After entering the recruiter’s office and introducing myself, I was invited by the receptionist to sit in the lobby and wait for the recruiter who’d see me “soon.” Seated on the other side of the room is a young woman in a cheap suit with flyaway hair filling out a stack of papers on a clipboard. 

Uh oh
. Never, ever in my whole, entire 25-year career has anything good come of me filling out a whole stack of papers at the start of the application process. I resolve right then and there that I’m not completing a damn thing before I talk to the recruiter. Meanwhile 10 minutes go by with no recruiter and no word about the recruiter.

At 11:12 or so I text my brother that if this woman doesn’t show up in the next 15 minutes I’m gone. Again, punctuality is very important to me, but more than that, I’m getting a niggling feeling that I simply don’t belong here. Frankly, sitting on a sinking sofa in some dingy recruiter’s office watching bad television is beneath me. Yeah, I said it.

Around 11:15, the receptionist approaches me with the dreaded clipboard and stack of papers. I smile and politely take it, but I already know I’m not giving these people my social security number, permission to do a background check, or anything else without talking to someone, which as I understood it, was the entire point of this interview. The receptionist tells me that the recruiter will be out in a moment.

About 2 or 3 minutes later, a door opens and two women walk out. One is clearly an applicant. The other approaches me—my Millennial recruiter!—introduces herself, and tells me in sing-song, entirely too-upbeat tones that she’ll see me in a bit. She then disappears back into her office without seeming to notice that it is 11:20.
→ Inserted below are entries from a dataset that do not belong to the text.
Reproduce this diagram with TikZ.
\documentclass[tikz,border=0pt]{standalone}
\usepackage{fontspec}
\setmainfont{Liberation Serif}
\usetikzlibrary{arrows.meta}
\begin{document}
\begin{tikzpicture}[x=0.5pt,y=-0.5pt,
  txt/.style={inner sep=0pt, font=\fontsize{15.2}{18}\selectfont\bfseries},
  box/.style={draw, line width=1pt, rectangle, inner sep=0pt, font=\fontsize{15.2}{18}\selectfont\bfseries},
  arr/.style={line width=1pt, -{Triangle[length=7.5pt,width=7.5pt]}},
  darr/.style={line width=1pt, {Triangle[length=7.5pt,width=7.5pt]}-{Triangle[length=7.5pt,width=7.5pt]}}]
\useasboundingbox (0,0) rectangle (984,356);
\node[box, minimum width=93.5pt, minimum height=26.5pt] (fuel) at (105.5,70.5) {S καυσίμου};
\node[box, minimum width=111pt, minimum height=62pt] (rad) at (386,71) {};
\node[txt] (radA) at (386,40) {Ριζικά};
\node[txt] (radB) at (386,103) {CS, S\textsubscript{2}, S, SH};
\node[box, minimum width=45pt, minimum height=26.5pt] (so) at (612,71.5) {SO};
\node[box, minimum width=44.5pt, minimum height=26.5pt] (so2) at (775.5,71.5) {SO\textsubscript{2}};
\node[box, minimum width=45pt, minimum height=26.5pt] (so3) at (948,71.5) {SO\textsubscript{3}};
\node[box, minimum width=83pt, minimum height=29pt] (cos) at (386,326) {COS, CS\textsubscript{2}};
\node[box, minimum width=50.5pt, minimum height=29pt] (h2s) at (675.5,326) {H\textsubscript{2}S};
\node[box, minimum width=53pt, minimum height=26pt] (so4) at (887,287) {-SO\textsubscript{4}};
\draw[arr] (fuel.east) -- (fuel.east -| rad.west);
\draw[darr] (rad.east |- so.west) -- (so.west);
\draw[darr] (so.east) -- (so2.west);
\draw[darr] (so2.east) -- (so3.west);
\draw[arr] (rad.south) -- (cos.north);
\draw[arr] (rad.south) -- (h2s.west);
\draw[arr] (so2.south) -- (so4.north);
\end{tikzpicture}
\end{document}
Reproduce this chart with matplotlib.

I read all the paperwork and see that I’m being asked to sign a noncompete. Noncompete? Where’s the reciprocity? Why in the world should I sign a noncompete at this stage? I am definitely ready to go.

My recruiter opens her office door, but wait! She needs to see that other applicant again, and when her door closes, I am both done and undone.

It’s now 11:30, and I gather my purse and coat, hand my clipboard to the surprised receptionist who thanks me (and I respond that she’s welcome), and then I hightail it the hell out of there.

It's time to correct my mistake. 

“I am not a sheep to be herded into someone’s office at her leisure,” I think.

“An appointment time should be more than a guideline,” I think.

“I don’t understand why any self-respecting company would believe this is the way to treat applicants,” I think.

“I’m a stubborn idiot,” I think. I just had to find out for myself that further inquiries about this job were a complete and utter waste of my time.

So here’s my takeaway.

It is generally far better to spend good energy pursuing opportunities that make sense than to spend bad energy chasing foolishness that makes no sense. Chasing foolishness that makes no sense squanders everyone’s time and is a downer to boot. 

And I should have known better. In fact, I did know better, but I acted like a dumb dumb anyway. Not again. 

Oh ... and the last lesson? Some recruiters suck.


  1. Great Story! I've had similar experiences. Normally my intuition is pretty accurate when I am feeling a certain level of cynicism about a situation. Its interesting that it only took you 30 minutes to bounce. Perhaps you are more impatient than I. I probably would have given them a little longer depending on the company/industry.

    1. Hey Anon, I'd love to hear about your experiences.

      I could definitely be more impatient than you, and truthfully, I was ready to leave before I got there, so that didn't help. However, I'm serious when it comes to being punctual and respectful of someone's time, and I've never had a candidate wait for me while I spoke to another candidate! Ridiculous.

      Finally, giving a candidate a stack of papers to complete before it's even determined there's a good possibility you'll be moving the candidate forward speaks volumes. It's all take, take, take with not much in return, and I'm just about sick of it. It's unnecessary, inefficient, and shows a serious lack of regard for candidates.

  2. This was a good one Crystal. I have had similar experiences. Once I waited an hour and a half for an interview just because it would have been a "good job". I am over it. I am finally in a place where I realize that my time and talent is valuable and I am not just going to give it away. Especially when I know I am not exhausting it on something in pursuit of my own passions and/or developing my own salable skills. Keep putting the good information out there!

    -Megan S.

    1. Oh man, good for you Megan! There's a wonderful freedom that comes from valuing your own time and talents enough to not let others waste them.

  3. Good for you! I am a very punctual person and it's a pet peeve of mine when people don't respect my time. After all, I could have been doing something more productive.

  4. Good for you for leaving. As you saw in my entry, I stayed. Lesson learned.

    1. It's hard, Alicia. We want work, we're taught to be "good girls" and follow the rules--there are many reasons why we don't walk out when we should. I wish I'd done it years ago!

      Hey folks, here's the link to the article Alicia mentioned. Interesting read.

  5. You are late, but she (who has a job) cannot be late? Seriously? Seriously! Seriously? Wow.

    1. Hmmm ... I'm 1 minute late and apologize. She is 30 minutes late and says nothing. You think that's the same? Seriously? Seriously? Seriously? Interesting conclusion, that. Wow.

      And ... you think one's employment status should determine one's commitment to civility? Double wow.